===== Dataset extract

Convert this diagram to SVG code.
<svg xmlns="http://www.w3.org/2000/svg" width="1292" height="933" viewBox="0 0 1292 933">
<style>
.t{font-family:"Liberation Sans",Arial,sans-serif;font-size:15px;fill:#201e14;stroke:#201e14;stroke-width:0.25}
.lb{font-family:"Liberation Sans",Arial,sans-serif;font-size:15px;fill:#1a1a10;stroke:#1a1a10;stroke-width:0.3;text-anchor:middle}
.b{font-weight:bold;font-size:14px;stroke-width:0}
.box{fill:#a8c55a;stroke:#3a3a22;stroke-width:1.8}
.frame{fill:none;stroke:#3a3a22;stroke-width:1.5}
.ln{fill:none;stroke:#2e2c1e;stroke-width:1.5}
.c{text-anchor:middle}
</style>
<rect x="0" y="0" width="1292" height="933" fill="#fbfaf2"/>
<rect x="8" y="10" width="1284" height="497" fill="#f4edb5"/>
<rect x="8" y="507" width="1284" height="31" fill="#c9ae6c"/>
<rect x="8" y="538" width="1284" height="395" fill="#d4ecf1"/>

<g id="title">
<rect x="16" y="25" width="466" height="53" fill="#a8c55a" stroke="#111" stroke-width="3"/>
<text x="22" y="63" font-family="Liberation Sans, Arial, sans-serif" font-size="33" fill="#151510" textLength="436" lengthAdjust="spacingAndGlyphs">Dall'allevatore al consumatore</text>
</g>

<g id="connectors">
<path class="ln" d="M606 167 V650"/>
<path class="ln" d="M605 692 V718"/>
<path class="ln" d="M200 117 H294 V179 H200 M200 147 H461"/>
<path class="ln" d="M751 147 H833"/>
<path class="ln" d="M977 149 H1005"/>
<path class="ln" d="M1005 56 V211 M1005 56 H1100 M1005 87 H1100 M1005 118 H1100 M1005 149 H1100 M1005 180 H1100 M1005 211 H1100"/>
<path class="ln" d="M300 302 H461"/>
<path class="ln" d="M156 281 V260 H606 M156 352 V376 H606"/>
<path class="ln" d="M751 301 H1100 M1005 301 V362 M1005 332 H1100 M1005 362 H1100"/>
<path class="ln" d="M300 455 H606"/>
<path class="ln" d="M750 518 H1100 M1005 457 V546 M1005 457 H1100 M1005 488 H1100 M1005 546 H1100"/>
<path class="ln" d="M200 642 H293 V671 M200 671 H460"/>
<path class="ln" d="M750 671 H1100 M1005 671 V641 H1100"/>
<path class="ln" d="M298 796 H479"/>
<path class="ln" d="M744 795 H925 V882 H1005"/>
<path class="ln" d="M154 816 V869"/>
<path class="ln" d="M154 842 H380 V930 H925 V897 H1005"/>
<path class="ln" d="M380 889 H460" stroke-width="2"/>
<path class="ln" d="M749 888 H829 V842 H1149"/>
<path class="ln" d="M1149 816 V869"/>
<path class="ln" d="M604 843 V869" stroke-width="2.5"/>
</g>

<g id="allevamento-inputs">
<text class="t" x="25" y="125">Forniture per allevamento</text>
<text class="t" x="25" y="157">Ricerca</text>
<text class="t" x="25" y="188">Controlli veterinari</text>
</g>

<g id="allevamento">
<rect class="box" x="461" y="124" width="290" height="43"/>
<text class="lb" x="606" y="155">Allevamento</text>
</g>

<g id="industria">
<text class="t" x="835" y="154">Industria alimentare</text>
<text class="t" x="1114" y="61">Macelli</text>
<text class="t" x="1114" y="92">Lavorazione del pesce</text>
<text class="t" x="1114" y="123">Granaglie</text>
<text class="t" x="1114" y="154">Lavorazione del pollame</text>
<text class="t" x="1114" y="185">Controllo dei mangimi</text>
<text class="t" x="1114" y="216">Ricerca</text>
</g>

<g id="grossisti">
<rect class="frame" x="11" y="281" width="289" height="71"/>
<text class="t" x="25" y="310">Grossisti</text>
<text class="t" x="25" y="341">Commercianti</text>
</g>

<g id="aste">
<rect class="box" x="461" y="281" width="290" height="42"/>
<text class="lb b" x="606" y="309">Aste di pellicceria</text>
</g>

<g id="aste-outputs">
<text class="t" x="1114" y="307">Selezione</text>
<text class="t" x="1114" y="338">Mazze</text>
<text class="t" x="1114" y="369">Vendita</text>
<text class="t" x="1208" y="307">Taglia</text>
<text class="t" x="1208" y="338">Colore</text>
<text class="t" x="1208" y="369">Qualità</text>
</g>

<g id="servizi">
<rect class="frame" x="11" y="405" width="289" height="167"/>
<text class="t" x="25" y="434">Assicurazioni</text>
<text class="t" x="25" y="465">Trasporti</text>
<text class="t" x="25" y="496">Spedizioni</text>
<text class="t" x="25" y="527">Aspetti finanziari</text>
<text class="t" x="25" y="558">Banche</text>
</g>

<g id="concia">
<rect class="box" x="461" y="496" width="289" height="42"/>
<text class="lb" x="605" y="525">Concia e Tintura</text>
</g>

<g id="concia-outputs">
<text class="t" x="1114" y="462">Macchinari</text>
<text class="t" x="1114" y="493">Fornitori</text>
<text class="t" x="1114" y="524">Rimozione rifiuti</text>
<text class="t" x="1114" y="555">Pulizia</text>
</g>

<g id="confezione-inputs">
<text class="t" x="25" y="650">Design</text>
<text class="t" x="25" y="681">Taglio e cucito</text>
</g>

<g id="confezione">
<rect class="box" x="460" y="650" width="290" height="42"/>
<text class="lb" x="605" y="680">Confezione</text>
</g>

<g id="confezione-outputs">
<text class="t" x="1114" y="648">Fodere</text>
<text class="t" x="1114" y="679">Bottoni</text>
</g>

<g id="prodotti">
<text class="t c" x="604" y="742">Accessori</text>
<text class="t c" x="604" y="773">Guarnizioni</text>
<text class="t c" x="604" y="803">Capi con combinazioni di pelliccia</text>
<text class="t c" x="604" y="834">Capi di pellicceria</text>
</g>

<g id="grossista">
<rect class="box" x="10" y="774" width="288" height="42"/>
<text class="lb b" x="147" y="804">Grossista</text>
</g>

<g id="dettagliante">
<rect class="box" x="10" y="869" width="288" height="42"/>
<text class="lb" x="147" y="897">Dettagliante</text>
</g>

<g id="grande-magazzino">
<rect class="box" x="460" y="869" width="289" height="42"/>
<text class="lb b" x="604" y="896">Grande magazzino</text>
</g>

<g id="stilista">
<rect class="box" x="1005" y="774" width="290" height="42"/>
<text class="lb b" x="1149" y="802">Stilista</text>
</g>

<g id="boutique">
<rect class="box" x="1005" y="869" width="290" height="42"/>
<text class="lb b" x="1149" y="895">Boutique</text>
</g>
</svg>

==========
===== Dataset extract

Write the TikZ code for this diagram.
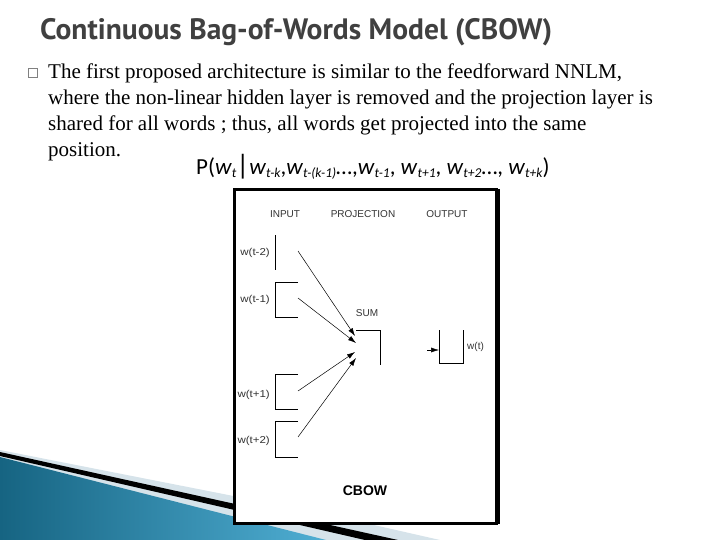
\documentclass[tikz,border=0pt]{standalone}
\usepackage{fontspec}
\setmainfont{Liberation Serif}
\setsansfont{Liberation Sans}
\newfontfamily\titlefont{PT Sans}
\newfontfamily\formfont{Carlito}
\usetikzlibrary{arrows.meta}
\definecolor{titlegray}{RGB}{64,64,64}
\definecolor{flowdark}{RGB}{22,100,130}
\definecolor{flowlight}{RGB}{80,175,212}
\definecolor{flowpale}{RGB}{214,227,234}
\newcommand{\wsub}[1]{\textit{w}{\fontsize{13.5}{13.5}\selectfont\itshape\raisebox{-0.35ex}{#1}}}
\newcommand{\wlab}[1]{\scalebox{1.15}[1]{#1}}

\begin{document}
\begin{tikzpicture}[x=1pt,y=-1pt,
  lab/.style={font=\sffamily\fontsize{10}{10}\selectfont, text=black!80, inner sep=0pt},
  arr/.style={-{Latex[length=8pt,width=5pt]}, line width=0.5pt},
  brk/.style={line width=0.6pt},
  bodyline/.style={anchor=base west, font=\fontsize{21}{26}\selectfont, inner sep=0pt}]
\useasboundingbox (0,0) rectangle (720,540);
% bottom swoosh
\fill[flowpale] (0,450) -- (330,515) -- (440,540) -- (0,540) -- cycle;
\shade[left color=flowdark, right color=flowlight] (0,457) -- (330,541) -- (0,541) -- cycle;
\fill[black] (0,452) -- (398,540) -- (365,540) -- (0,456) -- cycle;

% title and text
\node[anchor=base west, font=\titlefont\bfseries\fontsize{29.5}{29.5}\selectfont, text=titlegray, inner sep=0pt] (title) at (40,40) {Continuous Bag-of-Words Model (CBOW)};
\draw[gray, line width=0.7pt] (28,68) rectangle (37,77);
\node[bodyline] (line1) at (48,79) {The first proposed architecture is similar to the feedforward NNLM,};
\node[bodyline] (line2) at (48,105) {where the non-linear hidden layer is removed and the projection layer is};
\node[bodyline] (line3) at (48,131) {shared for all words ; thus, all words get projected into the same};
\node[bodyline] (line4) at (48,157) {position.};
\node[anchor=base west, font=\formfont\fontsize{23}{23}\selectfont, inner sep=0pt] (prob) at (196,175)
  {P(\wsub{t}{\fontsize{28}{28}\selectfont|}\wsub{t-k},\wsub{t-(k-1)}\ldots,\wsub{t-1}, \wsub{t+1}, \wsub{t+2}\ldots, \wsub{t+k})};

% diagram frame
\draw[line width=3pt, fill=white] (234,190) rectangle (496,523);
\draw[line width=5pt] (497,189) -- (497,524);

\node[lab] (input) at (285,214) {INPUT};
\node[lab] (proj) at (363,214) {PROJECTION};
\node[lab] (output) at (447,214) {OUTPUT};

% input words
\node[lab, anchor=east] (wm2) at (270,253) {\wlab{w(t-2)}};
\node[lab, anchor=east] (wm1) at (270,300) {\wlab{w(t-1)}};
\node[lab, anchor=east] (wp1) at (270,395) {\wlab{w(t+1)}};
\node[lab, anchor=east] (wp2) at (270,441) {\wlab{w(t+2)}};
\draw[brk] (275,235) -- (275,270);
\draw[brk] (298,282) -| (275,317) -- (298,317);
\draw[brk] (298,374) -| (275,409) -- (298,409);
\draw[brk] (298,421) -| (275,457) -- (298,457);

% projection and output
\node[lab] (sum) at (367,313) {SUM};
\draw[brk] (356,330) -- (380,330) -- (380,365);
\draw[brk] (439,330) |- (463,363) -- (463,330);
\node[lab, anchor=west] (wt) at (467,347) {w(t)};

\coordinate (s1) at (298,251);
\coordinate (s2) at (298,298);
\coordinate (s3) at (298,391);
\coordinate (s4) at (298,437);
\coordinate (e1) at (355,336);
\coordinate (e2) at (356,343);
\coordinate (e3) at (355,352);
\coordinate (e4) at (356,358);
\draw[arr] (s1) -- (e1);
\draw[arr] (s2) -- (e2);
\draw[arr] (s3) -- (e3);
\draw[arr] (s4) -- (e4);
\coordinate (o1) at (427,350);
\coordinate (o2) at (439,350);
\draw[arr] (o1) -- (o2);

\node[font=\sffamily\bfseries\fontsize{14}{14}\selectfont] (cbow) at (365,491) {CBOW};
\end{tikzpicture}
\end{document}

==========
===== Dataset extract

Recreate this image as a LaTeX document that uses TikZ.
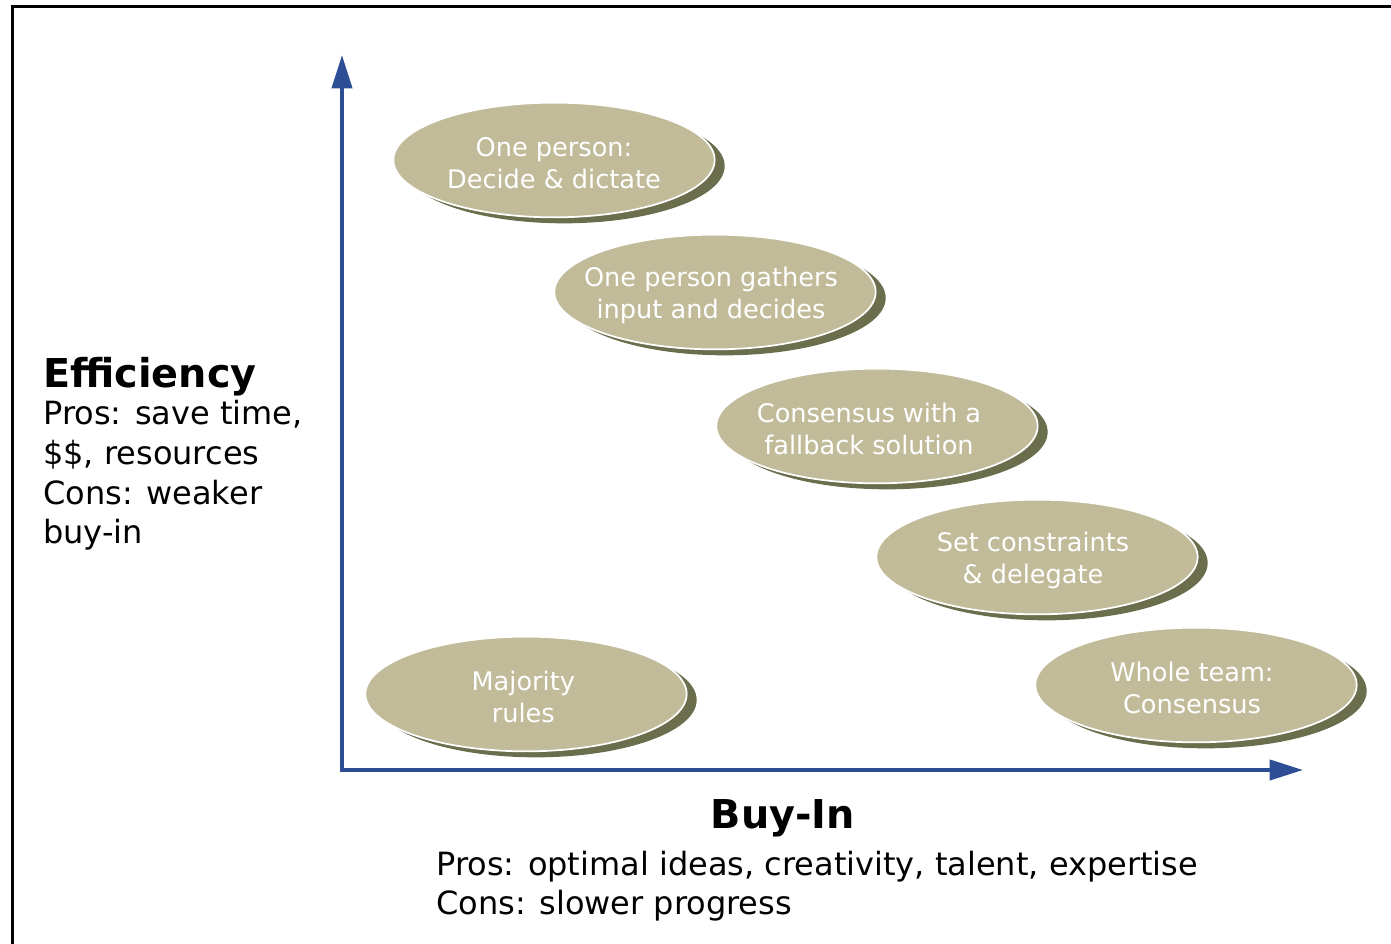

==========

:: Set task ::
Return solely the number of lines in the data that include the word "this".

:: Result of the task ::
3